## Supplied material
|---|

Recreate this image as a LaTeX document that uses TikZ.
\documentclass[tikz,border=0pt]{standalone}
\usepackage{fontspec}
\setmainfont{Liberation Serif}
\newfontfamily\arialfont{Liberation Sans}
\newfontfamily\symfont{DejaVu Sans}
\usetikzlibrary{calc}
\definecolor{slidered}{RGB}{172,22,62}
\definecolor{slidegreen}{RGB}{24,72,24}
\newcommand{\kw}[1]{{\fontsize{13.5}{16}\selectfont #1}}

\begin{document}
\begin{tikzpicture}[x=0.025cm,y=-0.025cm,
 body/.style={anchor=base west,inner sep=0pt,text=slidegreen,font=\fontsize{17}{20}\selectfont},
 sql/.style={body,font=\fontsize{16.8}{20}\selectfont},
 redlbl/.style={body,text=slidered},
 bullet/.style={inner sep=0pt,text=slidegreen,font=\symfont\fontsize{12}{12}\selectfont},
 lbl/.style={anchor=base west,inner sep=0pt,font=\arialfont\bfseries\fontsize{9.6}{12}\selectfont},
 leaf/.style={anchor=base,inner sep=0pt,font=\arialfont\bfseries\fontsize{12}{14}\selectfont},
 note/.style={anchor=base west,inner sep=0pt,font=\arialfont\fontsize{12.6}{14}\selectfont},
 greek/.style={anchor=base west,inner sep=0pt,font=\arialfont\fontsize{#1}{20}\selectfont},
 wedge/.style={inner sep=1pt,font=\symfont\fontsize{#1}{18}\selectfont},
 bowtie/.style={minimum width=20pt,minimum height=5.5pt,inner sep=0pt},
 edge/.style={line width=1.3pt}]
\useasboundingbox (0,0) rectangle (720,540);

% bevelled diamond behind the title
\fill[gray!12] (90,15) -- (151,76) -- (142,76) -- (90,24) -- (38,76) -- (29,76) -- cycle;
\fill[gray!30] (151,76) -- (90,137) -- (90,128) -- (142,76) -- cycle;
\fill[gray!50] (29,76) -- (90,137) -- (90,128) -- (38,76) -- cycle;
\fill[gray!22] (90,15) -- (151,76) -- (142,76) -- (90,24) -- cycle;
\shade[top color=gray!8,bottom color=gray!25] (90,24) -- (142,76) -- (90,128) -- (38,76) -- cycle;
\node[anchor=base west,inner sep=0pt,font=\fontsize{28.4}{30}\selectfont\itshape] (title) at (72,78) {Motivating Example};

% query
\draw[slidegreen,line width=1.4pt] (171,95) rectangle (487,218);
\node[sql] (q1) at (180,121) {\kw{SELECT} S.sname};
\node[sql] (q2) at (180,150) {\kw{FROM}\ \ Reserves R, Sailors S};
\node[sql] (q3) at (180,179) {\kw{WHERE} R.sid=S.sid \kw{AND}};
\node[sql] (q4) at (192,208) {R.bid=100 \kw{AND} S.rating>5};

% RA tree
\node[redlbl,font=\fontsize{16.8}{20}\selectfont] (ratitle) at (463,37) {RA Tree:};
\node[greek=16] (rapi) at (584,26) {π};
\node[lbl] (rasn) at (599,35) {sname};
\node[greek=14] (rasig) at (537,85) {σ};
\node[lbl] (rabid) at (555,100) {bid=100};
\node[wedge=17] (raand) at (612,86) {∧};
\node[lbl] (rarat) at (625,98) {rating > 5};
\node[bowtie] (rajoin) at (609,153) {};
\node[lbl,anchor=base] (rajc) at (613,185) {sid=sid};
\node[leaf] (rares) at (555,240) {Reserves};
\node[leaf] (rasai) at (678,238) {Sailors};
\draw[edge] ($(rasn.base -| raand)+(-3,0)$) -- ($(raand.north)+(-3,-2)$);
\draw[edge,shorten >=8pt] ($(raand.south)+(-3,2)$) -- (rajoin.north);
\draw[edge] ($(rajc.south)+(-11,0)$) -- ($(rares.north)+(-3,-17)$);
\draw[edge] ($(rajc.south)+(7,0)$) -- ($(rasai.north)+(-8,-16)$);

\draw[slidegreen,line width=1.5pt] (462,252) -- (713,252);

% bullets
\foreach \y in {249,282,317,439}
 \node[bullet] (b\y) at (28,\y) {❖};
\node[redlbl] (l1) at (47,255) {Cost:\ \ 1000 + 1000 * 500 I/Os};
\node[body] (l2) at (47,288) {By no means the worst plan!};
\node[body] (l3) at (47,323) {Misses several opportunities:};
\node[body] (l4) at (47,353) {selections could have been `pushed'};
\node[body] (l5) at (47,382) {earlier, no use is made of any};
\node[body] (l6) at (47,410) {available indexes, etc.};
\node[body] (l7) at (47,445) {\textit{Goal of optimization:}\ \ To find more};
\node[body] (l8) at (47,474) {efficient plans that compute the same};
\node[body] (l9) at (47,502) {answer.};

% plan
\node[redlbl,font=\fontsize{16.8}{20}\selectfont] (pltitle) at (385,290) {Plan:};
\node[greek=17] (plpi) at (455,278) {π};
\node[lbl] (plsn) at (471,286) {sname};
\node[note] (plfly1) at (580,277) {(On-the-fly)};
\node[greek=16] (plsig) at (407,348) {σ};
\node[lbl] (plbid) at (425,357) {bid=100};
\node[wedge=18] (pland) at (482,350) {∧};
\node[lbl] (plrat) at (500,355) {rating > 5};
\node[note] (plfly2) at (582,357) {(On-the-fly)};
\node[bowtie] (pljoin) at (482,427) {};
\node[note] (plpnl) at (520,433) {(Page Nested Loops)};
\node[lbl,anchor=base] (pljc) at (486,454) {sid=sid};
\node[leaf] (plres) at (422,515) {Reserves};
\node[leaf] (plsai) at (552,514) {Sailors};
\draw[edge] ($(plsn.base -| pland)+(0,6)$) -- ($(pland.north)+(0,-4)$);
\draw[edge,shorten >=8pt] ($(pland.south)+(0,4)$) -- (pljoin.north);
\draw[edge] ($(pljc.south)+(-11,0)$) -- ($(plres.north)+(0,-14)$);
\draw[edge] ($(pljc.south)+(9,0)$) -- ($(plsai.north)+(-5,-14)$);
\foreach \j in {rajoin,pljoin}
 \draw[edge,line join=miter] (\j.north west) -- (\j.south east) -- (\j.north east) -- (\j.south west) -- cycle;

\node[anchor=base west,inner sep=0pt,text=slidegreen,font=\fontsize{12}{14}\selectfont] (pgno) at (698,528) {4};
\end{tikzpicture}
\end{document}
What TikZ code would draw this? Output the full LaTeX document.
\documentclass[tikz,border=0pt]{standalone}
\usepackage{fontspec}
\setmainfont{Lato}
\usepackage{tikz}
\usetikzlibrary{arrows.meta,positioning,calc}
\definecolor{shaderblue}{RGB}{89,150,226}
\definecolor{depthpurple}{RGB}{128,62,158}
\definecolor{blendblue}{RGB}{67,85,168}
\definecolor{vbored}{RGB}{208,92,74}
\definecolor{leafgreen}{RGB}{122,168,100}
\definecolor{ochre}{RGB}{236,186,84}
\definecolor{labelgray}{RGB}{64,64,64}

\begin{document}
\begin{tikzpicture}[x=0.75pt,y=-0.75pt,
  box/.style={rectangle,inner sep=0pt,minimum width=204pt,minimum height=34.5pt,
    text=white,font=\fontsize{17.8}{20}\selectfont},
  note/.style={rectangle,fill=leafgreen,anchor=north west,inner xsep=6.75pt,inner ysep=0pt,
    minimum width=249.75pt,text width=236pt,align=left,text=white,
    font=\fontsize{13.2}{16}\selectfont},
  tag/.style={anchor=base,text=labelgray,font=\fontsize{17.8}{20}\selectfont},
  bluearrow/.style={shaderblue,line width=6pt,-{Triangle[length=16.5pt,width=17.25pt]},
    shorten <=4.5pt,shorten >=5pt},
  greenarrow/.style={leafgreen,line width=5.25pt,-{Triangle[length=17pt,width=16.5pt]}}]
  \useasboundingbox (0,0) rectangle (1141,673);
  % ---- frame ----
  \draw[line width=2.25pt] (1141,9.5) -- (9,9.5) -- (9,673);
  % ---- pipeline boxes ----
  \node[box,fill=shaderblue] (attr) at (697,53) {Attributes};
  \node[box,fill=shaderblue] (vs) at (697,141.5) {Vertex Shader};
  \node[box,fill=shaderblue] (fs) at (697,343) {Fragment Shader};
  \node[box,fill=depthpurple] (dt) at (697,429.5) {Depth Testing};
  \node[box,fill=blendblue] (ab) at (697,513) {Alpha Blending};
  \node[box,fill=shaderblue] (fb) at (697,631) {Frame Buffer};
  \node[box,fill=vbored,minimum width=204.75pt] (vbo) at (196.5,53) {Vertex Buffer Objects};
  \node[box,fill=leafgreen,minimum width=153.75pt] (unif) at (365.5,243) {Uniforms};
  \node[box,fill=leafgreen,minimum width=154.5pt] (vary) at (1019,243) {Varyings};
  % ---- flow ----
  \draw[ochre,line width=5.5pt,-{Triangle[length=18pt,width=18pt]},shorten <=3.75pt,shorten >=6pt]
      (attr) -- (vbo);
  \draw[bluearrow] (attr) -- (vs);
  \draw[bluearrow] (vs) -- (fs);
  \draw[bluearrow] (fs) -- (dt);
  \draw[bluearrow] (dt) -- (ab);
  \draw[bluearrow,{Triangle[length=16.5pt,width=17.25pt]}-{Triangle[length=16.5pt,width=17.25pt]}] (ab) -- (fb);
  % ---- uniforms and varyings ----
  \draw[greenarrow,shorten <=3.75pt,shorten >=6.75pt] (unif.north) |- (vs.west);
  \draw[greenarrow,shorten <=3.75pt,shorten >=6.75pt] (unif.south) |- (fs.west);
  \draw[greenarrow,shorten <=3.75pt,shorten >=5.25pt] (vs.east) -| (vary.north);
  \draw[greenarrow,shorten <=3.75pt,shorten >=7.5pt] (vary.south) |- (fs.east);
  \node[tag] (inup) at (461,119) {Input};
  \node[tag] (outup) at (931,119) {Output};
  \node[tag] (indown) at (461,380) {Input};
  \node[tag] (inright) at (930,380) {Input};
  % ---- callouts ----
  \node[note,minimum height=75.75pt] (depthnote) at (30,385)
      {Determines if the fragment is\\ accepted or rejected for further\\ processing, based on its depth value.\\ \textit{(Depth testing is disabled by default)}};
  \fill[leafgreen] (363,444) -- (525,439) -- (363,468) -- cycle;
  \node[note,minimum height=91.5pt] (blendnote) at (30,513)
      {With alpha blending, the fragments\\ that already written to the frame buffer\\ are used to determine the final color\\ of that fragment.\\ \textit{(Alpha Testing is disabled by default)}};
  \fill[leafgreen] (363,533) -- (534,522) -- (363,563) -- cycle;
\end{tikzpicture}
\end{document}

|---|

Which lines contain "Output"? Copy each of them.

What TikZ code would draw this? Output the full LaTeX document.
  \node[tag] (outup) at (931,119) {Output};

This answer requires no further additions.